-------- DATASET SECTION --------
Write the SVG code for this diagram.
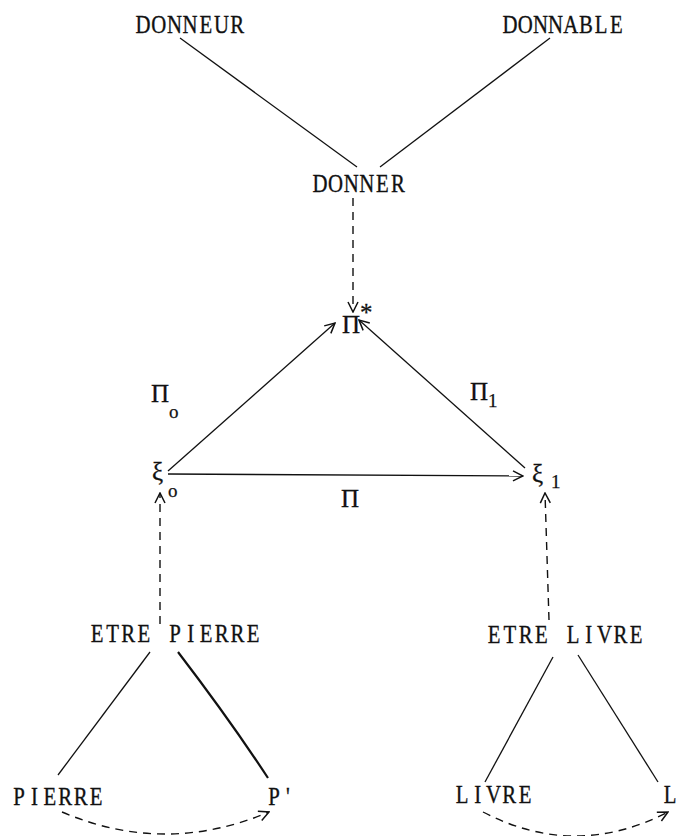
<svg xmlns="http://www.w3.org/2000/svg" width="685" height="836" viewBox="0 0 685 836">
<defs>
<style>
.t{font-family:"Liberation Serif","DejaVu Serif",serif;font-size:26px;fill:#111;stroke:#111;stroke-width:0.35;text-anchor:middle}
.g{font-family:"Liberation Serif","DejaVu Serif",serif;font-size:25px;fill:#111;stroke:#111;stroke-width:0.3}
.s{font-family:"Liberation Serif","DejaVu Serif",serif;font-size:19px;fill:#111;stroke:#111;stroke-width:0.25}
.l{stroke:#111;stroke-width:1.3;fill:none}
.d{stroke:#111;stroke-width:1.4;fill:none;stroke-dasharray:8 6}
</style>
<marker id="a" viewBox="0 0 12 12" refX="11" refY="6" markerWidth="12" markerHeight="12" markerUnits="userSpaceOnUse" orient="auto">
<path d="M1,1 L11,6 L1,11" fill="none" stroke="#111" stroke-width="1.5"/>
</marker>
</defs>
<rect width="685" height="836" fill="#fff"/>
<g id="connectors">
<line class="l" x1="180" y1="38" x2="357" y2="167"/>
<line class="l" x1="550" y1="38" x2="380" y2="167"/>
<line class="d" x1="353" y1="198" x2="353" y2="312" marker-end="url(#a)"/>
<line class="l" x1="168" y1="471" x2="335" y2="323" marker-end="url(#a)"/>
<line class="l" x1="525" y1="468" x2="359" y2="320" marker-end="url(#a)"/>
<line class="l" x1="168" y1="474" x2="523" y2="476" marker-end="url(#a)"/>
<line class="d" x1="160" y1="624" x2="160" y2="493" marker-end="url(#a)"/>
<line class="d" x1="549" y1="620" x2="545" y2="493" marker-end="url(#a)"/>
<line class="l" x1="150" y1="652" x2="58" y2="775"/>
<path class="l" style="stroke-width:2.2" d="M178,652 Q230,720 268,778"/>
<line class="l" x1="553" y1="657" x2="485" y2="782"/>
<line class="l" x1="578" y1="655" x2="658" y2="782"/>
<path class="d" d="M62,812 Q165,856 269,812" marker-end="url(#a)"/>
<path class="d" d="M483,812 Q575,860 668,812" marker-end="url(#a)"/>
</g>
<g id="donneur"><text class="t" transform="scale(0.8 1)" x="178.75 198.375 218 237.625 257.25 276.875 296.5" y="33">DONNEUR</text></g>
<g id="donnable"><text class="t" transform="scale(0.8 1)" x="637.5 656.5 675.5 694.5 713.5 732.5 751.5 770.5" y="33">DONNABLE</text></g>
<g id="donner"><text class="t" transform="scale(0.8 1)" x="400 419.5 439 458.5 478 497.5" y="192">DONNER</text></g>
<g id="pistar"><text class="g" x="342" y="333">Π</text><text class="g" x="360" y="321">*</text></g>
<g id="pi0"><text class="g" x="151" y="402">Π</text><text class="s" x="169" y="418">o</text></g>
<g id="pi1"><text class="g" x="470" y="400">Π</text><text class="s" x="488" y="407">1</text></g>
<g id="xi0"><text class="g" x="152" y="480">ξ</text><text class="s" x="168" y="497">o</text></g>
<g id="xi1"><text class="g" x="532" y="482">ξ</text><text class="s" x="551" y="488">1</text></g>
<g id="pi"><text class="g" x="341" y="507">Π</text></g>
<g id="etrepierre"><text class="t" transform="scale(0.8 1)" x="121.25 140.75 160.25 179.75 199.25 218.75 238.25 257.75 277.25 296.75 316.25" y="642">ETRE PIERRE</text></g>
<g id="etrelivre"><text class="t" transform="scale(0.8 1)" x="617.5 637.25 657 676.75 696.5 716.25 736 755.75 775.5 795.25" y="643">ETRE LIVRE</text></g>
<g id="pierre"><text class="t" transform="scale(0.8 1)" x="23.75 43 62.25 81.5 100.75 120" y="805">PIERRE</text></g>
<g id="pprime"><text class="t" transform="scale(0.8 1)" x="342.5 360" y="805">P'</text></g>
<g id="livre"><text class="t" transform="scale(0.8 1)" x="577.5 597.19 616.88 636.56 656.25" y="803">LIVRE</text></g>
<g id="l"><text class="t" transform="scale(0.8 1)" x="837.5" y="803">L</text></g>
</svg>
--------
### PROBLEM TO SOLVE
Reproduce the listing word for word and omit its pictures.

### CORRECT OUTPUT
Write the SVG code for this diagram.
<svg xmlns="http://www.w3.org/2000/svg" width="685" height="836" viewBox="0 0 685 836">
<defs>
<style>
.t{font-family:"Liberation Serif","DejaVu Serif",serif;font-size:26px;fill:#111;stroke:#111;stroke-width:0.35;text-anchor:middle}
.g{font-family:"Liberation Serif","DejaVu Serif",serif;font-size:25px;fill:#111;stroke:#111;stroke-width:0.3}
.s{font-family:"Liberation Serif","DejaVu Serif",serif;font-size:19px;fill:#111;stroke:#111;stroke-width:0.25}
.l{stroke:#111;stroke-width:1.3;fill:none}
.d{stroke:#111;stroke-width:1.4;fill:none;stroke-dasharray:8 6}
</style>
<marker id="a" viewBox="0 0 12 12" refX="11" refY="6" markerWidth="12" markerHeight="12" markerUnits="userSpaceOnUse" orient="auto">
<path d="M1,1 L11,6 L1,11" fill="none" stroke="#111" stroke-width="1.5"/>
</marker>
</defs>
<rect width="685" height="836" fill="#fff"/>
<g id="connectors">
<line class="l" x1="180" y1="38" x2="357" y2="167"/>
<line class="l" x1="550" y1="38" x2="380" y2="167"/>
<line class="d" x1="353" y1="198" x2="353" y2="312" marker-end="url(#a)"/>
<line class="l" x1="168" y1="471" x2="335" y2="323" marker-end="url(#a)"/>
<line class="l" x1="525" y1="468" x2="359" y2="320" marker-end="url(#a)"/>
<line class="l" x1="168" y1="474" x2="523" y2="476" marker-end="url(#a)"/>
<line class="d" x1="160" y1="624" x2="160" y2="493" marker-end="url(#a)"/>
<line class="d" x1="549" y1="620" x2="545" y2="493" marker-end="url(#a)"/>
<line class="l" x1="150" y1="652" x2="58" y2="775"/>
<path class="l" style="stroke-width:2.2" d="M178,652 Q230,720 268,778"/>
<line class="l" x1="553" y1="657" x2="485" y2="782"/>
<line class="l" x1="578" y1="655" x2="658" y2="782"/>
<path class="d" d="M62,812 Q165,856 269,812" marker-end="url(#a)"/>
<path class="d" d="M483,812 Q575,860 668,812" marker-end="url(#a)"/>
</g>
<g id="donneur"><text class="t" transform="scale(0.8 1)" x="178.75 198.375 218 237.625 257.25 276.875 296.5" y="33">DONNEUR</text></g>
<g id="donnable"><text class="t" transform="scale(0.8 1)" x="637.5 656.5 675.5 694.5 713.5 732.5 751.5 770.5" y="33">DONNABLE</text></g>
<g id="donner"><text class="t" transform="scale(0.8 1)" x="400 419.5 439 458.5 478 497.5" y="192">DONNER</text></g>
<g id="pistar"><text class="g" x="342" y="333">Π</text><text class="g" x="360" y="321">*</text></g>
<g id="pi0"><text class="g" x="151" y="402">Π</text><text class="s" x="169" y="418">o</text></g>
<g id="pi1"><text class="g" x="470" y="400">Π</text><text class="s" x="488" y="407">1</text></g>
<g id="xi0"><text class="g" x="152" y="480">ξ</text><text class="s" x="168" y="497">o</text></g>
<g id="xi1"><text class="g" x="532" y="482">ξ</text><text class="s" x="551" y="488">1</text></g>
<g id="pi"><text class="g" x="341" y="507">Π</text></g>
<g id="etrepierre"><text class="t" transform="scale(0.8 1)" x="121.25 140.75 160.25 179.75 199.25 218.75 238.25 257.75 277.25 296.75 316.25" y="642">ETRE PIERRE</text></g>
<g id="etrelivre"><text class="t" transform="scale(0.8 1)" x="617.5 637.25 657 676.75 696.5 716.25 736 755.75 775.5 795.25" y="643">ETRE LIVRE</text></g>
<g id="pierre"><text class="t" transform="scale(0.8 1)" x="23.75 43 62.25 81.5 100.75 120" y="805">PIERRE</text></g>
<g id="pprime"><text class="t" transform="scale(0.8 1)" x="342.5 360" y="805">P'</text></g>
<g id="livre"><text class="t" transform="scale(0.8 1)" x="577.5 597.19 616.88 636.56 656.25" y="803">LIVRE</text></g>
<g id="l"><text class="t" transform="scale(0.8 1)" x="837.5" y="803">L</text></g>
</svg>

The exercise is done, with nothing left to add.